As for the epoxy potting, most coils in mobile uses e.g. cars seem to be potted (starter solenoid, A/C clutch magnet, door lock solenoids etc.) Of course a car has much more vibration and temperature/humidity changes than a pinball machine so probably that's why they are using it.

Using a coil without sleeve is a bad idea because it might be partially shorted, and with no sleeve the plunger has slack in movement and makes the operation weaker.

#19 1 year ago
Quoted from Tuukka:

In my over 40 years of pinball repair, I have never seen a coil get shorted because of shorts due to vibration.

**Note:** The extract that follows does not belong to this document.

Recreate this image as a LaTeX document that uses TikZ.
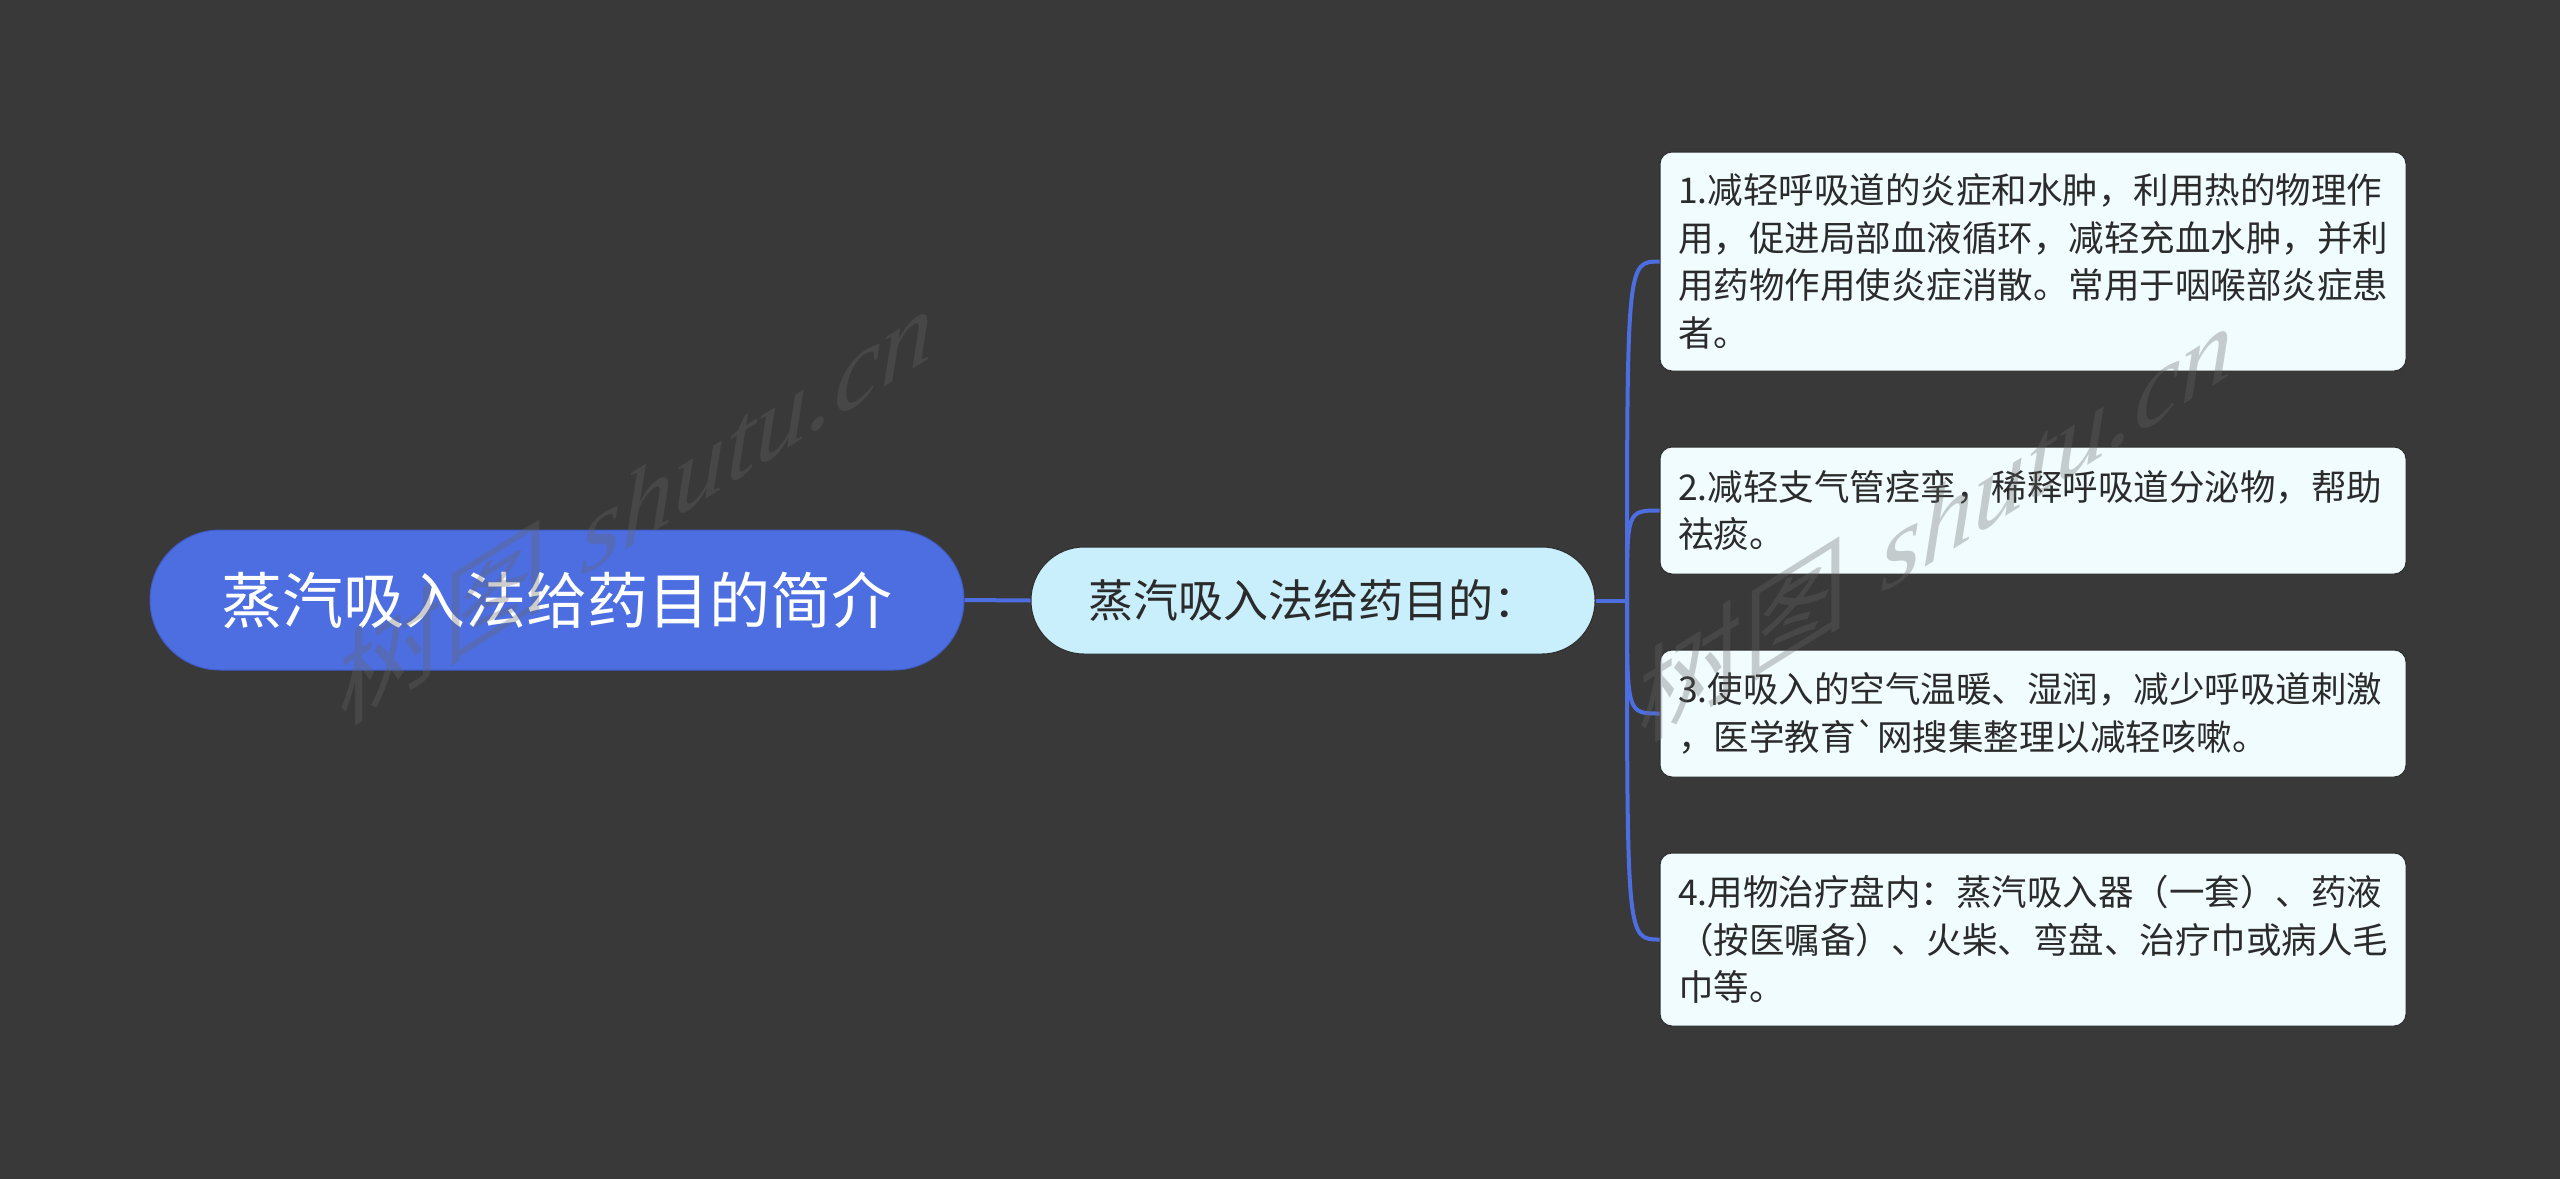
\documentclass[tikz,border=0pt]{standalone}
\usepackage{fontspec}
\newfontfamily\cjk[Ligatures=TeXOff]{Noto Sans CJK SC}
\newfontfamily\wmlat{Liberation Serif}
\definecolor{bgc}{HTML}{3A393A}
\definecolor{rootblue}{HTML}{4D6EE0}
\definecolor{rootedge}{HTML}{3F5CC4}
\definecolor{linec}{HTML}{4D6EE0}
\definecolor{subfill}{HTML}{C9EEFC}
\definecolor{leaffill}{HTML}{F0FCFE}
\definecolor{edgec}{HTML}{2C2C2C}
\definecolor{textc}{HTML}{2B2B2B}
\definecolor{wmc}{HTML}{666666}
\tikzset{
  rootbox/.style={draw=rootedge, line width=0.5pt, fill=rootblue, rounded corners=35pt,
    minimum width=407pt, minimum height=70pt, inner sep=0pt, text=white,
    font=\cjk\fontsize{30.5pt}{36pt}\selectfont},
  subbox/.style={draw=edgec, line width=0.5pt, fill=subfill, rounded corners=26.5pt,
    minimum width=282pt, minimum height=53.5pt, inner sep=0pt, text=textc,
    font=\cjk\fontsize{22.5pt}{27pt}\selectfont},
  leafbox/.style={draw=edgec, line width=0.5pt, fill=leaffill, rounded corners=6pt,
    minimum width=373pt, inner xsep=9pt, inner ysep=0pt, text width=355pt, align=left,
    text=textc, font=\cjk\fontsize{17.75pt}{23.75pt}\selectfont},
  conn/.style={draw=linec, line width=2pt},
  wm/.style={text=wmc, text opacity=0.32, inner sep=0pt,
    font=\fontsize{52.5pt}{60pt}\selectfont}
}
\begin{document}
\begin{tikzpicture}[x=0.5pt,y=-0.5pt]
\path[fill=bgc] (0,0) rectangle (2560,1179);
\useasboundingbox (0,0) rectangle (2560,1179);

\node[rootbox] (root) at (557,600) {蒸汽吸入法给药目的简介};
\node[subbox] (sub) at (1313,600.5) {蒸汽吸入法给药目的：};

\node[leafbox, minimum height=109.5pt] (l1) at (2033,261.5)
  {1.减轻呼吸道的炎症和水肿，利用热的物理作\\用，促进局部血液循环，减轻充血水肿，并利\\用药物作用使炎症消散。常用于咽喉部炎症患\\者。};
\node[leafbox, minimum height=63.5pt] (l2) at (2033,510.5)
  {2.减轻支气管痉挛，稀释呼吸道分泌物，帮助\\祛痰。};
\node[leafbox, minimum height=63.5pt] (l3) at (2033,713.5)
  {3.使吸入的空气温暖、湿润，减少呼吸道刺激\\，医学教育`网搜集整理以减轻咳嗽。};
\node[leafbox, minimum height=86.5pt] (l4) at (2033,939.5)
  {4.用物治疗盘内：蒸汽吸入器（一套）、药液\\（按医嘱备）、火柴、弯盘、治疗巾或病人毛\\巾等。};

\coordinate (j) at (1627,600.5);
\draw[conn] (root.east) -- (sub.west);
\draw[conn] (sub.east) -- (j);
\foreach \b in {l1,l2,l3,l4}{
  \draw[conn] (j) .. controls (j |- \b.west) and (j |- \b.west) .. (\b.west);
}

\begin{scope}[shift={(636,503)}]
  \node[wm, yslant=0.625, transform shape] (wm1) {{\cjk 树图} {\wmlat\itshape shutu.cn}};
\end{scope}
\begin{scope}[shift={(1936,520)}]
  \node[wm, yslant=0.625, transform shape] (wm2) {{\cjk 树图} {\wmlat\itshape shutu.cn}};
\end{scope}
\end{tikzpicture}
\end{document}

Thank you for pointing this out. I bow to your experience, and I've already been quite wrong in this thread.

Thanks!

#20 1 year ago

Not having seen or recognizing it does not mean it could not happen. But it is unusual at least. And maybe the coils today are made with less durable materials than those of last century.

2 months later
#21 1 year ago

I accidentally just bought 1 3/4" coil sleeves when I am supposed to be using 2 3/16" coil sleeves. How much will it matter if I just use these that I have, even though they are about a half an in shorter than the plunger/coil and everything else?

#22 1 year ago

The sleeve helps secure the coil in the mount and protects the plunger from rubbing on the bracket. The end opposite the stop usually slides through the bracket a couple of millimeters.

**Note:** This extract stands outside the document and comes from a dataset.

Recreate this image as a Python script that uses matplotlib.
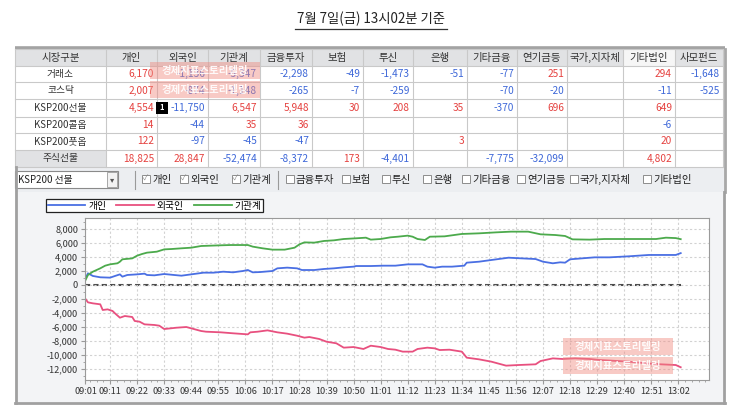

You are better off just cleaning your old sleeve than using one too short.

5 months later
#23 11 months ago

Replying because this post helped me sanity check myself. I bought some marco 03-7066 sleeves for some 1 3/4” long x 1/2” OD Williams replacements. I could not get them started going into the coil. Got out the calipers: existing sleeves were 0.499”, Marco sleeves were between 0.502 and 0.505”. Just that little difference was enough to make it a nightmare. So I took a drywall sanding sponge and wet it, and lightly sanded all around the outside of the sleeves. Once done, I cleaned them and re-measured as 0.499-0.501 and was able to put them in. Still a snug fit but not impossible.